→ **SUPPLIED INFORMATION**:
◇ ◇ ◇ ◇ ◇
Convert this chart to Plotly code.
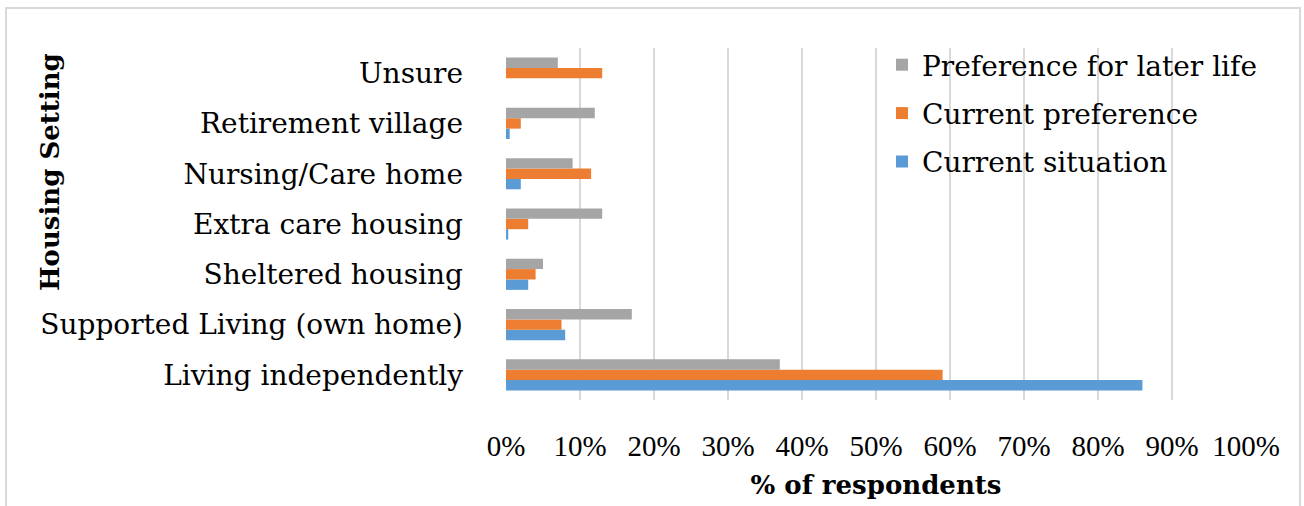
import plotly.graph_objects as go

categories = [
    "Living independently",
    "Supported Living (own home)",
    "Sheltered housing",
    "Extra care housing",
    "Nursing/Care home",
    "Retirement village",
    "Unsure",
]
current_situation = [86, 8, 3, 0.3, 2, 0.5, 0]
current_preference = [59, 7.5, 4, 3, 11.5, 2, 13]
later_life_preference = [37, 17, 5, 13, 9, 12, 7]
x_ticks = list(range(0, 101, 10))
x_tick_labels = [f"{v}%" for v in x_ticks]

FONT = "DejaVu Serif"
TICK_FONT = "Liberation Serif"
W, H = 1304, 506
ML, MR, MT, MB = 506, 58, 48, 106
PW, PH = W - ML - MR, H - MT - MB


def px_to_paper_x(px):
    return (px - ML) / PW


def px_to_paper_y(py):
    return (H - MB - py) / PH


fig = go.Figure()
# (name, values, colour, legend rank) - drawn bottom-up within each group,
# listed top-down in the legend
series = [
    ("Current situation", current_situation, "#5B9BD5", 3),
    ("Current preference", current_preference, "#ED7D31", 2),
    ("Preference for later life", later_life_preference, "#A5A5A5", 1),
]
for name, vals, color, rank in series:
    fig.add_trace(go.Bar(
        y=categories, x=vals, name=name, orientation="h",
        marker=dict(color=color, line=dict(width=0)),
        legendgroup=name, legendrank=rank,
    ))

fig.update_layout(
    width=W, height=H,
    margin=dict(l=ML, r=MR, t=MT, b=MB),
    paper_bgcolor="white", plot_bgcolor="white",
    barmode="group", bargap=0.38, bargroupgap=0,
    font=dict(family=FONT, size=28, color="black"),
    legend=dict(
        x=px_to_paper_x(882), y=px_to_paper_y(40),
        xanchor="left", yanchor="top",
        traceorder="grouped", tracegroupgap=9,
        font=dict(family=FONT, size=28, color="black"),
        bgcolor="rgba(0,0,0,0)",
    ),
    xaxis=dict(
        range=[0, 100], tickvals=x_ticks, ticktext=x_tick_labels,
        showgrid=True, gridcolor="#D9D9D9", gridwidth=2,
        zeroline=False, showline=False, ticks="",
        ticklabelstandoff=26,
        tickfont=dict(family=TICK_FONT, size=29, color="black"),
        title=dict(text="<b>% of respondents</b>", standoff=14,
                   font=dict(family=FONT, size=26, color="black")),
    ),
    yaxis=dict(
        categoryorder="array", categoryarray=categories,
        showgrid=False, zeroline=False, showline=False, ticks="",
        ticklabelstandoff=42,
        tickfont=dict(family=FONT, size=28, color="black"),
    ),
    annotations=[dict(
        text="<b>Housing Setting</b>", textangle=-90,
        xref="paper", yref="paper",
        x=px_to_paper_x(50), y=px_to_paper_y(172),
        xanchor="center", yanchor="middle", showarrow=False,
        font=dict(family=FONT, size=26, color="black"),
    )],
    shapes=[dict(
        type="rect", xref="paper", yref="paper",
        x0=px_to_paper_x(6), x1=px_to_paper_x(1300),
        y0=px_to_paper_y(520), y1=px_to_paper_y(8),
        line=dict(color="#D9D9D9", width=2), fillcolor="rgba(0,0,0,0)",
        layer="below",
    )],
)

fig.write_html("out.html")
◇ ◇ ◇ ◇ ◇
→ **PROBLEM STATEMENT**: Leave out the pictures and restate everything else word for word.

→ **RIGHT ANSWER**:
Convert this chart to Plotly code.
import plotly.graph_objects as go

categories = [
    "Living independently",
    "Supported Living (own home)",
    "Sheltered housing",
    "Extra care housing",
    "Nursing/Care home",
    "Retirement village",
    "Unsure",
]
current_situation = [86, 8, 3, 0.3, 2, 0.5, 0]
current_preference = [59, 7.5, 4, 3, 11.5, 2, 13]
later_life_preference = [37, 17, 5, 13, 9, 12, 7]
x_ticks = list(range(0, 101, 10))
x_tick_labels = [f"{v}%" for v in x_ticks]

FONT = "DejaVu Serif"
TICK_FONT = "Liberation Serif"
W, H = 1304, 506
ML, MR, MT, MB = 506, 58, 48, 106
PW, PH = W - ML - MR, H - MT - MB


def px_to_paper_x(px):
    return (px - ML) / PW


def px_to_paper_y(py):
    return (H - MB - py) / PH


fig = go.Figure()
# (name, values, colour, legend rank) - drawn bottom-up within each group,
# listed top-down in the legend
series = [
    ("Current situation", current_situation, "#5B9BD5", 3),
    ("Current preference", current_preference, "#ED7D31", 2),
    ("Preference for later life", later_life_preference, "#A5A5A5", 1),
]
for name, vals, color, rank in series:
    fig.add_trace(go.Bar(
        y=categories, x=vals, name=name, orientation="h",
        marker=dict(color=color, line=dict(width=0)),
        legendgroup=name, legendrank=rank,
    ))

fig.update_layout(
    width=W, height=H,
    margin=dict(l=ML, r=MR, t=MT, b=MB),
    paper_bgcolor="white", plot_bgcolor="white",
    barmode="group", bargap=0.38, bargroupgap=0,
    font=dict(family=FONT, size=28, color="black"),
    legend=dict(
        x=px_to_paper_x(882), y=px_to_paper_y(40),
        xanchor="left", yanchor="top",
        traceorder="grouped", tracegroupgap=9,
        font=dict(family=FONT, size=28, color="black"),
        bgcolor="rgba(0,0,0,0)",
    ),
    xaxis=dict(
        range=[0, 100], tickvals=x_ticks, ticktext=x_tick_labels,
        showgrid=True, gridcolor="#D9D9D9", gridwidth=2,
        zeroline=False, showline=False, ticks="",
        ticklabelstandoff=26,
        tickfont=dict(family=TICK_FONT, size=29, color="black"),
        title=dict(text="<b>% of respondents</b>", standoff=14,
                   font=dict(family=FONT, size=26, color="black")),
    ),
    yaxis=dict(
        categoryorder="array", categoryarray=categories,
        showgrid=False, zeroline=False, showline=False, ticks="",
        ticklabelstandoff=42,
        tickfont=dict(family=FONT, size=28, color="black"),
    ),
    annotations=[dict(
        text="<b>Housing Setting</b>", textangle=-90,
        xref="paper", yref="paper",
        x=px_to_paper_x(50), y=px_to_paper_y(172),
        xanchor="center", yanchor="middle", showarrow=False,
        font=dict(family=FONT, size=26, color="black"),
    )],
    shapes=[dict(
        type="rect", xref="paper", yref="paper",
        x0=px_to_paper_x(6), x1=px_to_paper_x(1300),
        y0=px_to_paper_y(520), y1=px_to_paper_y(8),
        line=dict(color="#D9D9D9", width=2), fillcolor="rgba(0,0,0,0)",
        layer="below",
    )],
)

fig.write_html("out.html")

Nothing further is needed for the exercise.